# START OF SUPPLIED MATERIAL
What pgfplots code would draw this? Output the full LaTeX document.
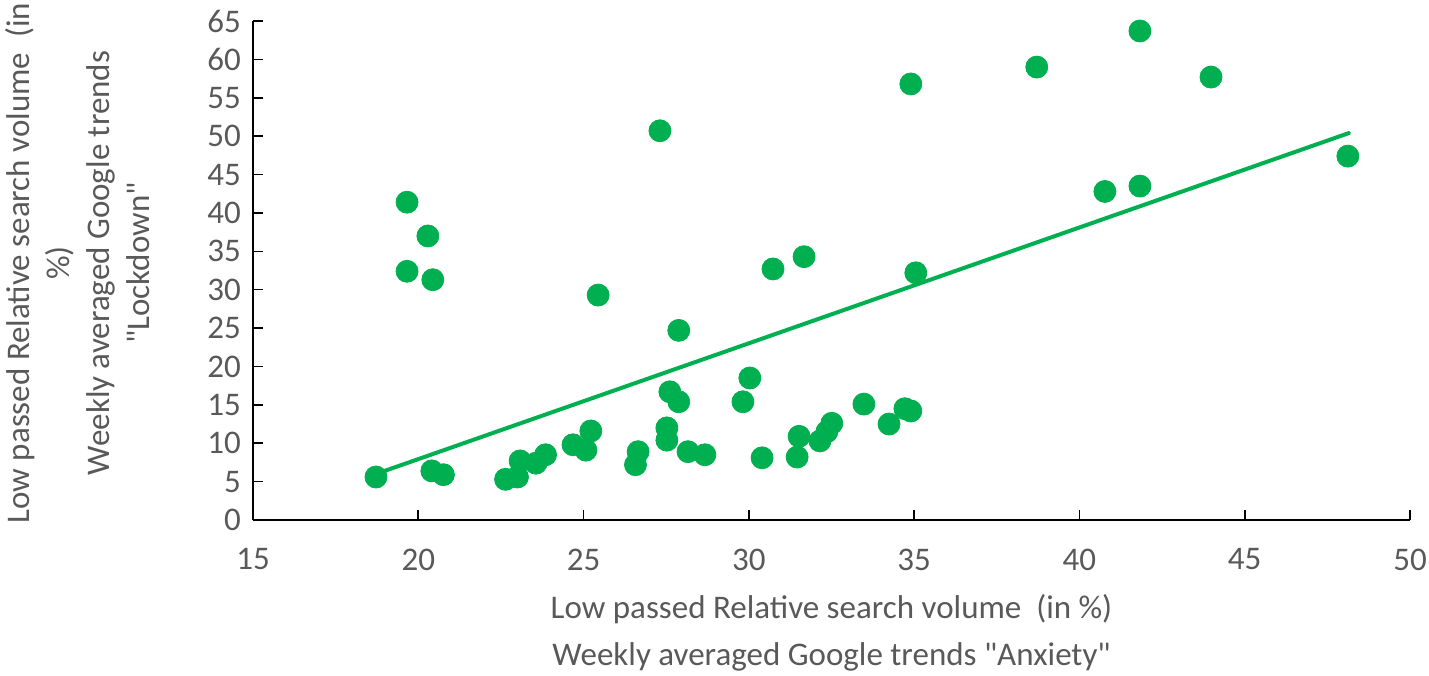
\documentclass[border=0pt]{standalone}
\usepackage{pgfplots}
\pgfplotsset{compat=1.18}
\usepackage{fontspec}
\setmainfont{Carlito}
\definecolor{grn}{HTML}{00B050}
\definecolor{txt}{HTML}{595959}
\pgfplotstableread{
x y
18.72 5.6
19.66 41.4
19.66 32.4
20.29 37.0
20.44 31.3
20.41 6.4
20.76 5.9
22.64 5.3
23.00 5.6
23.08 7.7
23.56 7.4
23.85 8.5
24.68 9.8
25.07 9.1
25.22 11.6
25.44 29.3
26.57 7.2
26.65 8.9
27.31 50.7
27.52 12.0
27.52 10.4
27.61 16.7
27.88 15.4
27.88 24.7
28.16 8.9
28.67 8.5
29.82 15.4
30.03 18.5
30.40 8.1
30.73 32.7
31.46 8.2
31.52 10.9
31.67 34.3
32.15 10.3
32.36 11.5
32.51 12.6
33.48 15.1
34.24 12.5
34.72 14.5
34.90 14.2
34.90 56.8
35.05 32.2
38.71 59.0
40.77 42.8
41.83 43.5
41.83 63.7
43.98 57.7
48.12 47.4
}\datatable
\begin{document}
\begin{tikzpicture}
\useasboundingbox (-126.5pt,-77.5pt) rectangle (588pt,260pt);
\begin{axis}[
 at={(0,0)}, anchor=south west,
 scale only axis, width=578.5pt, height=249.5pt,
 xmin=15, xmax=50, ymin=0, ymax=65,
 xtick={15,20,...,50}, ytick={0,5,...,65},
 axis lines*=left,
 axis line style={black, line width=1pt},
 tick style={black, line width=0.8pt},
 tick align=inside,
 major tick length=5pt,
 /pgf/number format/assume math mode=true,
 ticklabel style={font=\fontsize{16.5}{20}\selectfont, text=txt},
 xticklabel style={yshift=-10.8pt},
 yticklabel style={xshift=-2.5pt},
 clip=false,
]
\addplot[only marks, mark=*, mark size=5.5pt, color=grn, mark options={draw=grn, fill=grn}] table {\datatable};
\addplot[grn, line width=2pt, no marks, line cap=round] coordinates {(18.72,6.0) (48.15,50.4)};
\end{axis}
\node[font=\fontsize{16.5}{20}\selectfont, text=txt] at (289.25pt,-44.5pt) {Low passed Relative search volume\ \ (in \%)};
\node[font=\fontsize{16.5}{20}\selectfont, text=txt] at (289.25pt,-68.5pt) {Weekly averaged Google trends \textquotedbl Anxiety\textquotedbl};
\node[font=\fontsize{16.5}{20}\selectfont, text=txt, rotate=90, align=center] at (-87.75pt,128.5pt) {Low passed Relative search volume\ \ (in\\ \%)\\ Weekly averaged Google trends\\ \textquotedbl Lockdown\textquotedbl};
\end{tikzpicture}
\end{document}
# END OF SUPPLIED MATERIAL
▸ **BRIEF**
The data above needs to be retyped exactly, with the images left out.

▸ **SOLVED PROBLEM**
What pgfplots code would draw this? Output the full LaTeX document.
\documentclass[border=0pt]{standalone}
\usepackage{pgfplots}
\pgfplotsset{compat=1.18}
\usepackage{fontspec}
\setmainfont{Carlito}
\definecolor{grn}{HTML}{00B050}
\definecolor{txt}{HTML}{595959}
\pgfplotstableread{
x y
18.72 5.6
19.66 41.4
19.66 32.4
20.29 37.0
20.44 31.3
20.41 6.4
20.76 5.9
22.64 5.3
23.00 5.6
23.08 7.7
23.56 7.4
23.85 8.5
24.68 9.8
25.07 9.1
25.22 11.6
25.44 29.3
26.57 7.2
26.65 8.9
27.31 50.7
27.52 12.0
27.52 10.4
27.61 16.7
27.88 15.4
27.88 24.7
28.16 8.9
28.67 8.5
29.82 15.4
30.03 18.5
30.40 8.1
30.73 32.7
31.46 8.2
31.52 10.9
31.67 34.3
32.15 10.3
32.36 11.5
32.51 12.6
33.48 15.1
34.24 12.5
34.72 14.5
34.90 14.2
34.90 56.8
35.05 32.2
38.71 59.0
40.77 42.8
41.83 43.5
41.83 63.7
43.98 57.7
48.12 47.4
}\datatable
\begin{document}
\begin{tikzpicture}
\useasboundingbox (-126.5pt,-77.5pt) rectangle (588pt,260pt);
\begin{axis}[
 at={(0,0)}, anchor=south west,
 scale only axis, width=578.5pt, height=249.5pt,
 xmin=15, xmax=50, ymin=0, ymax=65,
 xtick={15,20,...,50}, ytick={0,5,...,65},
 axis lines*=left,
 axis line style={black, line width=1pt},
 tick style={black, line width=0.8pt},
 tick align=inside,
 major tick length=5pt,
 /pgf/number format/assume math mode=true,
 ticklabel style={font=\fontsize{16.5}{20}\selectfont, text=txt},
 xticklabel style={yshift=-10.8pt},
 yticklabel style={xshift=-2.5pt},
 clip=false,
]
\addplot[only marks, mark=*, mark size=5.5pt, color=grn, mark options={draw=grn, fill=grn}] table {\datatable};
\addplot[grn, line width=2pt, no marks, line cap=round] coordinates {(18.72,6.0) (48.15,50.4)};
\end{axis}
\node[font=\fontsize{16.5}{20}\selectfont, text=txt] at (289.25pt,-44.5pt) {Low passed Relative search volume\ \ (in \%)};
\node[font=\fontsize{16.5}{20}\selectfont, text=txt] at (289.25pt,-68.5pt) {Weekly averaged Google trends \textquotedbl Anxiety\textquotedbl};
\node[font=\fontsize{16.5}{20}\selectfont, text=txt, rotate=90, align=center] at (-87.75pt,128.5pt) {Low passed Relative search volume\ \ (in\\ \%)\\ Weekly averaged Google trends\\ \textquotedbl Lockdown\textquotedbl};
\end{tikzpicture}
\end{document}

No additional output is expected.